Le contrôle périodique de l’aptitude à la conduite.

Il s’agit de sauver des vies...

Catégorie Pieds dans le plat

Alors que la question du contrôle périodique de l’aptitude à la conduite refait débat après le vote des députés européens, Maître Vincent Julé-Parade, avocat des victimes de la route, apporte un éclairage juridique et humain à ce sujet sensible. Pour lui, « il ne s’agit pas de punir les seniors, mais de sauver des vies. Cette mesure de prévention simple pourrait éviter des drames humains. »




Alors que les députés européens viennent d’adopter une série de mesures visant à moderniser les règles du permis de conduire, la question du contrôle périodique de l’aptitude à la conduite suscite un débat vif en France. Parmi ces mesures figure notamment la proposition d’un examen de santé tous les quinze ans pour vérifier la capacité de conduire en toute sécurité.

Certaines associations d’automobilistes dénoncent une « stigmatisation des seniors », arguant que cette mesure reviendrait à « punir » les conducteurs âgés. Ces critiques sont infondées et dangereuses : elles détournent le débat de son véritable enjeu, la prévention des drames humains sur nos routes.

Le permis de conduire n’est pas un droit permanent, mais une autorisation conditionnée à l’aptitude du conducteur. Comparer, comme l’a fait récemment Pierre Chasseray (40 millions d’automobilistes), le permis de conduire au baccalauréat, relève d’une confusion inquiétante. Le baccalauréat sanctionne un savoir intellectuel alors que le permis de conduire engage la vie des autres.

La comparaison la plus juste est celle du brevet de pilote : tout conducteur, comme un pilote, devrait prouver régulièrement son aptitude physique et mentale. Conduire n’est pas un simple droit, mais une responsabilité collective.

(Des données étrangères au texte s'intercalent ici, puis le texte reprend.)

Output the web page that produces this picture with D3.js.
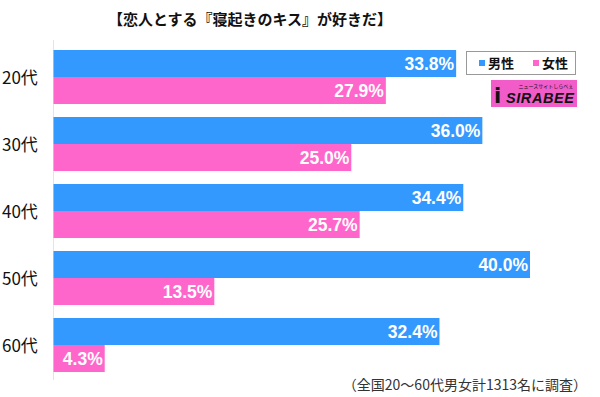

Cette mesure concerne tous les automobilistes, indépendamment de l’âge. L’aptitude à la conduite dépend de nombreux facteurs : la vision, les réflexes, la vigilance, les traitements médicaux, la fatigue chronique, le stress, ou encore l’usage de substances pouvant altérer les capacités.

Réduire le débat à une opposition entre jeunes et seniors n’a pas de sens. C’est la sécurité de tous les usagers - enfants, piétons, cyclistes, automobilistes - qui est en jeu.

Un contrôle de l’aptitude tous les quinze ans relève de la prévention, non de la contrainte, au même titre que les visites médicales obligatoires pour les conducteurs professionnels ou les examens de santé périodiques recommandés dans le cadre de la médecine du travail.

Prévenir tout comportement inapproprié et toute forme de discrimination. Une telle mesure ne doit évidemment pas conduire à exclure socialement des conducteurs fragilisés. Elle doit au contraire permettre une approche adaptée et bienveillante, accompagnée de dispositifs de soutien et de mobilité alternative pour les personnes dont les capacités seraient altérées. L’objectif n’est pas de retirer un droit, mais de préserver des vies. Il ne s’agit pas de punir, mais de prévenir. Et surtout, d’éviter des tragédies qui, trop souvent, auraient pu être évitées.

De nombreux drames auraient pu être évités. En juin 2024, à La Rochelle, une conductrice octogénaire dont l’état de santé était incompatible avec la conduite a percuté un groupe d’enfants à vélo, causant la mort de la petite Margot, 10 ans. Un contrôle médical aurait probablement évité cette tragédie.

Conduire, c’est partager l’espace public et en respecter les règles. Refuser d’admettre les effets du vieillissement ou de certains traitements, c’est nier la réalité et exposer les autres. La liberté de conduire ne peut primer sur le droit à la sécurité.

Le débat sur le contrôle d’aptitude ne doit pas opposer les générations, mais rassembler autour d’un principe de responsabilité. Les arguments de certaines associations ne résistent pas à la réalité des drames humains. 

Maître Vincent Julé-Parade


[NDLR. Parallèlement à ce débat et à cette argumentation qui fait appel à la raison, celui des conducteurs qui roulent sans permis mérite qu’on s’y penche. Selon l’Observatoire national interministériel de la sécurité routière, en 2021, 770 000 conducteurs roulaient sans permis. Un chiffre impressionnant aux graves conséquences sachant par exemple que 4,6 % d’entre eux sont impliqués dans des accidents mortels.]